The fallout from the horrific incidents of last Saturday’s bloody riot during the Querétaro vs. Atlas game continued on Tuesday, with punishments for Club Querétaro, their owners, and barras bravas and other “grupos de animación” handed out by Mikel Arriola, Executive President of Liga MX. The sanctions are as follows:
- Querétaro forfeits the match against Atlas, losing 3-0
- Querétaro will play all games behind closed doors until March 7, 2023
- The matches may be played at La Corregidora or at another venue authorized by Liga MX
- Gallos Femenil and the Fuerzas Básicas must also play behind closed doors for one year, and may be played at the same venue
- Querétaro will be fined $1.5 million pesos (roughly $70,000 USD)
- Querétaro’s “Grupo de Animación” is banned from attending home games for three years
- All “grupos de animación” are prohibited from away games until further notice
- Querétaro reverts back to Grupo Caliente, who will need to sell the team by the end of 2022
- People found guilty of taking part in the riot will be banned permanently from any soccer stadium
- All clubs must have mandatory credentialing for “grupos de animación” to enter their designated areas in the stadium
- Management of “grupos de animación” both inside and outside of the stadium will be handled by state, municipal, and/or public authorities. Private security firms are now forbidden from handling “grupos de animación”
- Clubs are no longer allowed to give support to the “grupos de animación” and clubs violating this will play closed door games and suffer a fine
- In 2022-23, the league will implement a Fan ID system for all fans who enter the “grupos de animación” area, including IDs and facial recognition systems
- In 2022-23, the league will implement facial recognition systems for all fans inside of the stadium
- Areas for “grupos de animación” can only take in credentialed fans, and minors are not allowed access to this area. The number of registered persons must be limited in accordance to Liga MX
- A “Director of Security” for Liga MX and the FMF will be appointed to supervise security plans of all teams and ensure that all teams have a head of security
- Continued prohibition of flags and pyrotechnics
Also reported was that Querétaro’s current owners (Manuel Velarde, Gabriel Solares, Alfonso Solloa, Javier Solloa, Greg Taylor) are barred from Mexican soccer for five years, and Atlas’ “grupo de animación” is barred from away games for six months.
These sanctions are unprecedented in their size and scope, and they seem like reasonable measures to try and prevent another incident from happening. Hopefully any future incidents are avoided at least in part due to these measures.
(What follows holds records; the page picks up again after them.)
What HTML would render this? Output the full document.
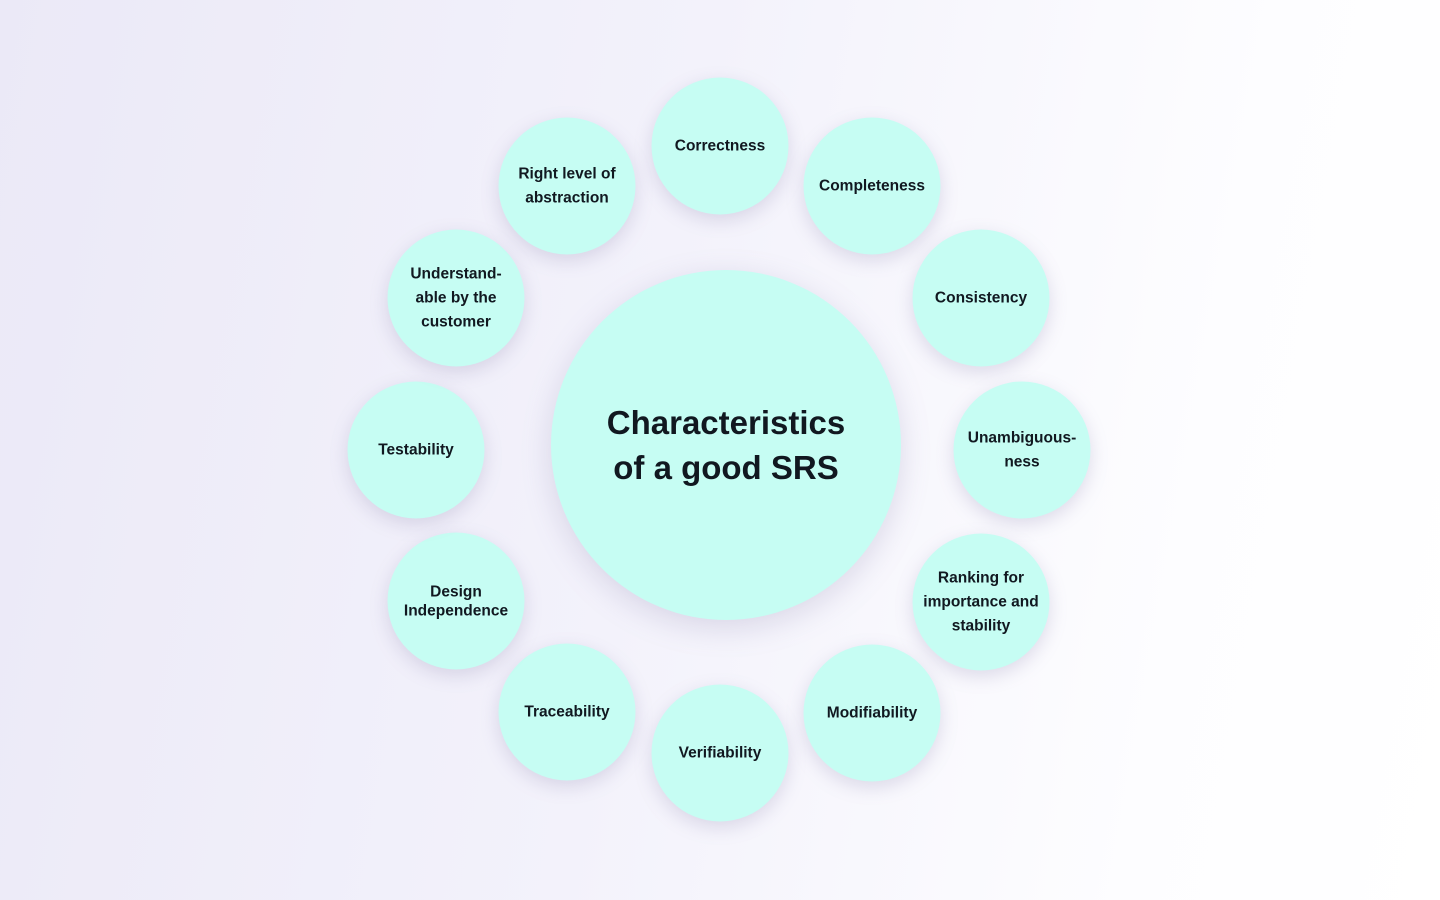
<!DOCTYPE html>
<html><head><meta charset="utf-8"><style>
body{margin:0;width:1440px;height:900px;overflow:hidden;background:linear-gradient(100deg,#ebe9f7 0%,#f3f2fb 45%,#fdfdff 80%,#ffffff 100%);font-family:"Liberation Sans",sans-serif;position:relative}
.c{position:absolute;width:137px;height:137px;border-radius:50%;background:#c6fdf3;box-shadow:0 6px 18px rgba(120,110,160,0.22);display:flex;align-items:center;justify-content:center;text-align:center;font-weight:bold;font-size:15.5px;line-height:24px;color:#111820;transform:translate(-50%,-50%)}
.big{position:absolute;left:726px;top:445px;width:350px;height:350px;border-radius:50%;background:#c6fdf3;box-shadow:0 8px 30px rgba(120,110,160,0.22);transform:translate(-50%,-50%);display:flex;align-items:center;justify-content:center;text-align:center;font-weight:bold;font-size:33px;line-height:45px;color:#111820}
</style></head><body>
<div class="big">Characteristics<br>of a good SRS</div>
<div class="c" style="left:720px;top:146px">Correctness</div>
<div class="c" style="left:872px;top:186px">Completeness</div>
<div class="c" style="left:981px;top:298px">Consistency</div>
<div class="c" style="left:1022px;top:450px">Unambiguous-<br>ness</div>
<div class="c" style="left:981px;top:602px">Ranking for<br>importance and<br>stability</div>
<div class="c" style="left:872px;top:713px">Modifiability</div>
<div class="c" style="left:720px;top:753px">Verifiability</div>
<div class="c" style="left:567px;top:712px">Traceability</div>
<div class="c" style="left:456px;top:601px;line-height:19px">Design<br>Independence</div>
<div class="c" style="left:416px;top:450px">Testability</div>
<div class="c" style="left:456px;top:298px">Understand-<br>able by the<br>customer</div>
<div class="c" style="left:567px;top:186px">Right level of<br>abstraction</div>
</body></html>
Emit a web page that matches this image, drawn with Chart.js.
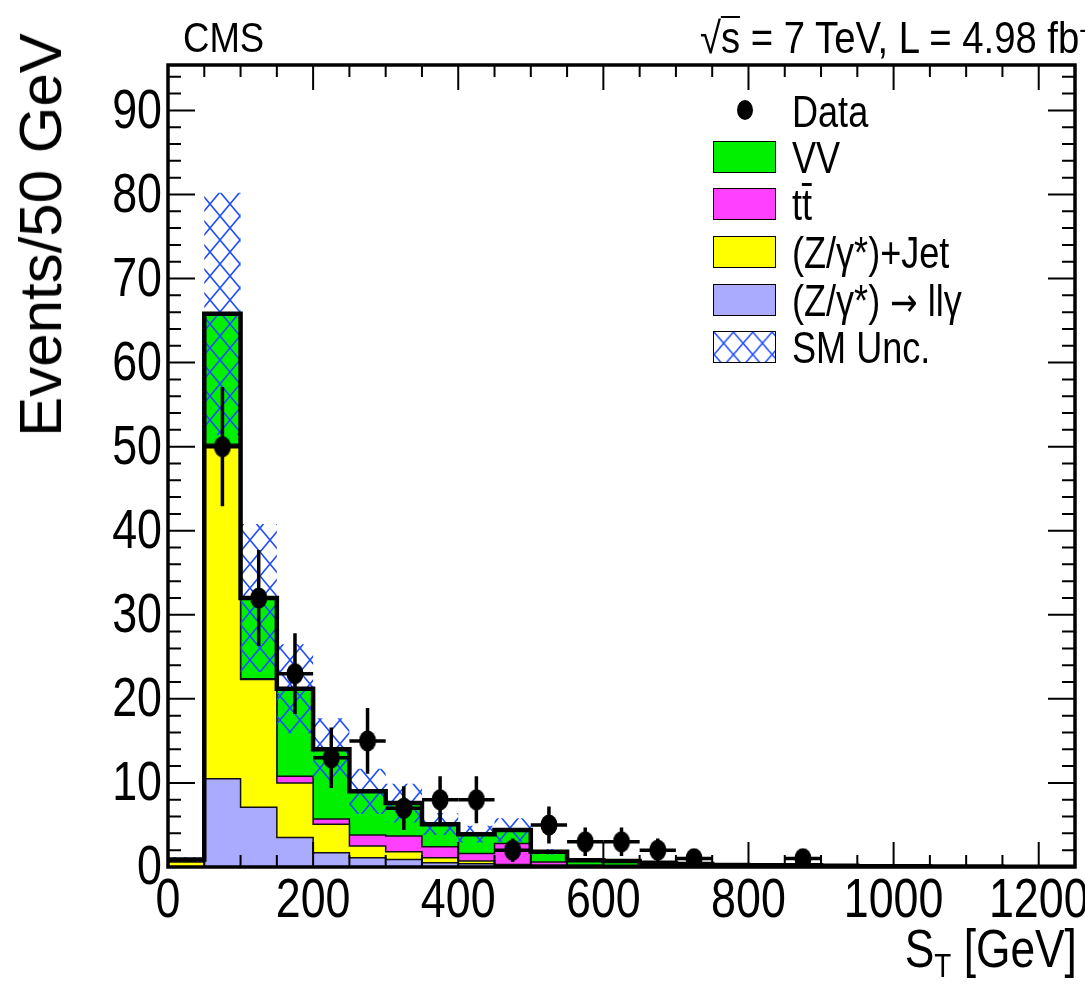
<!DOCTYPE html>
<html>
<head>
<meta charset="utf-8">
<script src="https://cdn.jsdelivr.net/npm/chart.js@4.4.0/dist/chart.umd.min.js"></script>
<style>
  html, body { margin: 0; padding: 0; background: #fff; }
  body { width: 1085px; height: 984px; overflow: hidden; position: relative;
         font-family: 'Liberation Sans', Arial, sans-serif; color: #000; }
  #c { position: absolute; left: 0; top: 0; }
  .txt { position: absolute; white-space: nowrap; line-height: 1; }
  .narrow { transform: scaleX(0.87); transform-origin: left center; }
  .sw { position: absolute; left: 713px; width: 63px; height: 32px; border: 1.5px solid #000; box-sizing: border-box; }
  .lt { position: absolute; left: 792px; font-size: 44px; line-height: 1; white-space: nowrap;
        transform: scaleX(0.82); transform-origin: left center; }
  .bar { position: absolute; left: 0; right: 0; border-top: 3px solid #000; }
</style>
</head>
<body>
<canvas id="c" width="1085" height="984"></canvas>

<!-- titles -->
<div class="txt narrow" style="left:183px; top:17px; font-size:42px;">CMS</div>
<div class="txt narrow" style="left:700px; top:16px; font-size:44px;">&radic;<span style="position:relative">s<span class="bar" style="top:3px; border-top-width:2.5px;"></span></span> = 7 TeV, L = 4.98 fb<sup style="font-size:27px; vertical-align:15px;">-1</sup></div>
<div class="txt" style="left:41px; top:235px; font-size:60px; transform: translate(-50%,-50%) rotate(-90deg);">Events/50 GeV</div>
<div class="txt" style="right:8px; top:921px; font-size:54px; transform: scaleX(0.82); transform-origin: right center;">S<sub style="font-size:34px; vertical-align:-10px;">T</sub> [GeV]</div>

<!-- legend -->
<div style="position:absolute; left:737px; top:100px; width:16px; height:20px; border-radius:50%; background:#000;"></div>
<div class="lt" style="top:90px;">Data</div>
<div class="sw" style="top:141px; background:#00f000;"></div>
<div class="lt" style="top:136px;">VV</div>
<div class="sw" style="top:188px; background:#ff40ff;"></div>
<div class="lt" style="top:183px;">t<span style="position:relative">t<span class="bar" style="top:3px;"></span></span></div>
<div class="sw" style="top:236px; background:#ffff00;"></div>
<div class="lt" style="top:231px;">(Z/&gamma;*)+Jet</div>
<div class="sw" style="top:284px; background:#aaaaff;"></div>
<div class="lt" style="top:279px;">(Z/&gamma;*) <span style="font-family:'DejaVu Sans'; font-size:40px;">&rarr;</span> ll&gamma;</div>
<canvas id="hatchSw" class="sw" width="63" height="32" style="top:331px; background:#fff;"></canvas>
<div class="lt" style="top:326px;">SM Unc.</div>

<script>
// lower edges of the 50 GeV bins
var binLow = [0, 50, 100, 150, 200, 250, 300, 350, 400, 450, 500, 550, 600,
              650, 700, 750, 800, 850, 900, 950, 1000, 1050, 1100, 1150, 1200];
var binWidth = 50;

// stacked backgrounds (events per bin)
var zllg  = [0, 10.5, 7.1, 3.5, 1.7, 1.1, 0.9, 0.5, 0.4, 0.15, 0.15, 0.1, 0.08, 0.05, 0.05, 0.03, 0.02, 0.02, 0.01, 0, 0, 0, 0, 0, 0];
var zjet  = [0.6, 39.5, 15.2, 6.5, 3.4, 1.4, 0.9, 0.6, 0.3, 0.15, 0.1, 0.05, 0.05, 0.03, 0.02, 0.02, 0.01, 0.01, 0, 0, 0, 0, 0, 0, 0];
var ttbar = [0, 0.3, 0.1, 0.8, 0.6, 1.3, 1.9, 1.3, 0.9, 2.5, 0.35, 0.1, 0.07, 0.05, 0.03, 0.02, 0.02, 0.01, 0.01, 0, 0, 0, 0, 0, 0];
var vv    = [0.3, 15.5, 9.6, 10.4, 8.3, 5.2, 3.9, 2.7, 2.3, 1.6, 1.2, 0.55, 0.5, 0.37, 0.25, 0.18, 0.15, 0.16, 0.13, 0.1, 0.08, 0.06, 0.05, 0.04, 0.03];

// SM uncertainty (+/-) on the total
var smUnc = [0.3, 14.4, 8.8, 5.3, 3.7, 2.7, 2.3, 1.3, 1.0, 1.4, 0.3, 0.2, 0.15, 0.1, 0.08, 0.06, 0.05, 0.05, 0.04, 0.03, 0.02, 0.02, 0.01, 0.01, 0.01];

// data
var dataCounts = [null, 50, 32, 23, 13, 15, 7, 8, 8, 2, 5, 3, 3, 2, 1, null, null, 1, null, null, null, null, null, null, null];
var dataErr    = [0, 7.1, 5.7, 4.8, 3.6, 3.9, 2.6, 2.8, 2.8, 1.4, 2.2, 1.7, 1.7, 1.4, 1.0, 0, 0, 1.0, 0, 0, 0, 0, 0, 0, 0];

// axis ticks
var xTicksMajor = [0, 200, 400, 600, 800, 1000, 1200];
var yTicksMajor = [0, 10, 20, 30, 40, 50, 60, 70, 80, 90];

// cumulative stack
var c1 = zllg.slice();
var c2 = c1.map(function (v, i) { return v + zjet[i]; });
var c3 = c2.map(function (v, i) { return v + ttbar[i]; });
var c4 = c3.map(function (v, i) { return v + vv[i]; });
var uncHi = c4.map(function (v, i) { return v + smUnc[i]; });
var uncLo = c4.map(function (v, i) { return Math.max(0, v - smUnc[i]); });

// stepped histogram points (bin low edge + closing edge)
function steps(arr) {
  var pts = binLow.map(function (x, i) { return { x: x, y: arr[i] }; });
  pts.push({ x: binLow[binLow.length - 1] + binWidth, y: arr[arr.length - 1] });
  return pts;
}

function hatchTile(ctxTarget) {
  var c = document.createElement('canvas');
  c.width = 20; c.height = 24;
  var g = c.getContext('2d');
  g.strokeStyle = '#1f4cff';
  g.lineWidth = 1.6;
  g.beginPath();
  g.moveTo(0, 0); g.lineTo(20, 24);
  g.moveTo(20, 0); g.lineTo(0, 24);
  g.stroke();
  return ctxTarget.createPattern(c, 'repeat');
}

var ctx = document.getElementById('c').getContext('2d');
var hatch = hatchTile(ctx);

// legend swatch for the uncertainty
var sw = document.getElementById('hatchSw').getContext('2d');
sw.fillStyle = hatchTile(sw);
sw.fillRect(0, 0, 63, 32);

// data marker (slightly tall ellipse, like the original)
var marker = document.createElement('canvas');
marker.width = 18; marker.height = 22;
var mg = marker.getContext('2d');
mg.fillStyle = '#000';
mg.beginPath();
mg.ellipse(9, 11, 8.5, 10.5, 0, 0, Math.PI * 2);
mg.fill();

var errorBars = {
  id: 'errorBars',
  beforeDatasetDraw: function (chart, args) {
    if (args.index !== 0) return;
    var xs = chart.scales.x, ys = chart.scales.y, g = chart.ctx;
    g.save();
    g.strokeStyle = '#000';
    g.lineWidth = 3.5;
    dataCounts.forEach(function (v, i) {
      if (v === null) return;
      var cx = xs.getPixelForValue(binLow[i] + binWidth / 2);
      var cy = ys.getPixelForValue(v);
      g.beginPath();
      g.moveTo(xs.getPixelForValue(binLow[i]), cy);
      g.lineTo(xs.getPixelForValue(binLow[i] + binWidth), cy);
      g.moveTo(cx, ys.getPixelForValue(Math.max(0, v - dataErr[i])));
      g.lineTo(cx, ys.getPixelForValue(v + dataErr[i]));
      g.stroke();
    });
    g.restore();
  }
};

// frame with inward ticks on all four sides, plus condensed tick labels
var frame = {
  id: 'frame',
  afterDatasetsDraw: function (chart) {
    var a = chart.chartArea, xs = chart.scales.x, ys = chart.scales.y, g = chart.ctx;
    g.save();
    g.strokeStyle = '#000';
    g.lineWidth = 2;
    g.beginPath();
    for (var xv = 0; xv <= xs.max; xv += 50) {
      var px = xs.getPixelForValue(xv);
      var len = (xv % 200 === 0) ? 25 : 12;
      g.moveTo(px, a.bottom); g.lineTo(px, a.bottom - len);
      g.moveTo(px, a.top); g.lineTo(px, a.top + len);
    }
    for (var yv = 0; yv <= ys.max; yv += 2) {
      var py = ys.getPixelForValue(yv);
      var l2 = (yv % 10 === 0) ? 27 : 13;
      g.moveTo(a.left, py); g.lineTo(a.left + l2, py);
      g.moveTo(a.right, py); g.lineTo(a.right - l2, py);
    }
    g.stroke();
    g.lineWidth = 3.5;
    g.strokeRect(a.left, a.top, a.right - a.left, a.bottom - a.top);

    g.fillStyle = '#000';
    g.font = "56px 'Liberation Sans', Arial, sans-serif";
    g.textBaseline = 'middle';
    ys.ticks.forEach(function (t) {
      g.save();
      g.translate(a.left - 6, ys.getPixelForValue(t.value) + 2);
      g.scale(0.8, 1);
      g.textAlign = 'right';
      g.fillText(String(t.value), 0, 0);
      g.restore();
    });
    xs.ticks.forEach(function (t) {
      g.save();
      g.translate(xs.getPixelForValue(t.value), a.bottom + 35);
      g.scale(0.8, 1);
      g.textAlign = 'center';
      g.fillText(String(t.value), 0, 0);
      g.restore();
    });
    g.restore();
  }
};

function stackSet(label, arr, color, fillTo, order) {
  return {
    label: label,
    data: steps(arr),
    stepped: 'before',
    borderColor: '#111',
    borderWidth: 1.5,
    backgroundColor: color,
    fill: fillTo,
    pointRadius: 0,
    order: order
  };
}

new Chart(ctx, {
  type: 'line',
  data: {
    datasets: [
      {
        label: 'Data',
        data: binLow.map(function (x, i) { return { x: x + binWidth / 2, y: dataCounts[i] }; }),
        showLine: false,
        pointStyle: marker,
        pointRadius: 9,
        order: 0
      },
      {
        label: 'total',
        data: steps(c4),
        stepped: 'before',
        borderColor: '#000',
        borderWidth: 4.5,
        fill: false,
        pointRadius: 0,
        order: 1
      },
      {
        label: 'SM Unc.',
        data: steps(uncHi),
        stepped: 'before',
        borderWidth: 0,
        borderColor: 'rgba(0,0,0,0)',
        backgroundColor: hatch,
        fill: 3,
        pointRadius: 0,
        order: 2
      },
      {
        label: 'unc lo',
        data: steps(uncLo),
        stepped: 'before',
        borderWidth: 0,
        borderColor: 'rgba(0,0,0,0)',
        fill: false,
        pointRadius: 0,
        order: 3
      },
      stackSet('(Z/γ*) → llγ', c1, '#aaaaff', 'origin', 4),
      stackSet('(Z/γ*)+Jet', c2, '#ffff00', 4, 5),
      stackSet('tt̄', c3, '#ff40ff', 5, 6),
      stackSet('VV', c4, '#00f000', 6, 7)
    ]
  },
  options: {
    responsive: false,
    animation: false,
    layout: { padding: { top: 65, right: 8, left: 0, bottom: 0 } },
    plugins: { legend: { display: false }, tooltip: { enabled: false } },
    scales: {
      x: {
        type: 'linear',
        min: 0,
        max: 1250,
        grid: { display: false },
        border: { display: false },
        afterBuildTicks: function (s) { s.ticks = xTicksMajor.map(function (v) { return { value: v }; }); },
        afterFit: function (s) { s.height = 117; },
        ticks: { display: false }
      },
      y: {
        min: 0,
        max: 95.4,
        grid: { display: false },
        border: { display: false },
        afterBuildTicks: function (s) { s.ticks = yTicksMajor.map(function (v) { return { value: v }; }); },
        afterFit: function (s) { s.width = 168; },
        ticks: { display: false }
      }
    }
  },
  plugins: [errorBars, frame]
});
</script>
</body>
</html>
That said, these actions should not be misconstrued as justice. Justice wasn’t ever going to be the outcome of this, since true justice for the victims extends beyond fútbol and what a league or federation can mete out. Justice wouldn’t involve the fuerzas básicas teams made up of kids as young as 12 being held accountable for this.
Justice also wouldn’t involve the only Liga MX Femenil team with their own stadium being punished for actions that did not occur in their stadium or at one of their games. Gallos Femenil had looked like they were finally heading in the right direction under Carla Rossi, sitting in the eighth and final Liguilla spot as of this writing. They had been getting great play from goalkeeper Vanessa Córdoba and had three players on the México U20 National Team. Now they too must play behind closed doors, perhaps thankful the team wasn’t completely disaffiliated with little consideration for them.
True justice would be those that committed, aided in the commission of, and were otherwise complicit in the commission of the heinous acts we saw on film being held accountable via the legal system, as well as the application of any appropriate civil penalties.
Justice also looks like the victims of this assault, as well as the victims of other senseless tragedies in our sport such as the 2012 Port Said disaster, being given the same deserved deference and respect as the victims of the Hillsborough Disaster in 1989. Anytime soccer fans don’t come home from a match, it’s a tragedy. This one is no different.
We may be seeing justice starting to come. Monday night, the State of Querétaro conducted 21 simultaneous searches and arrested 10 people. They collected evidence and arrested four more people yesterday. While these are small steps and skepticism in the justice system runs deep, these are undoubtedly steps in the right direction.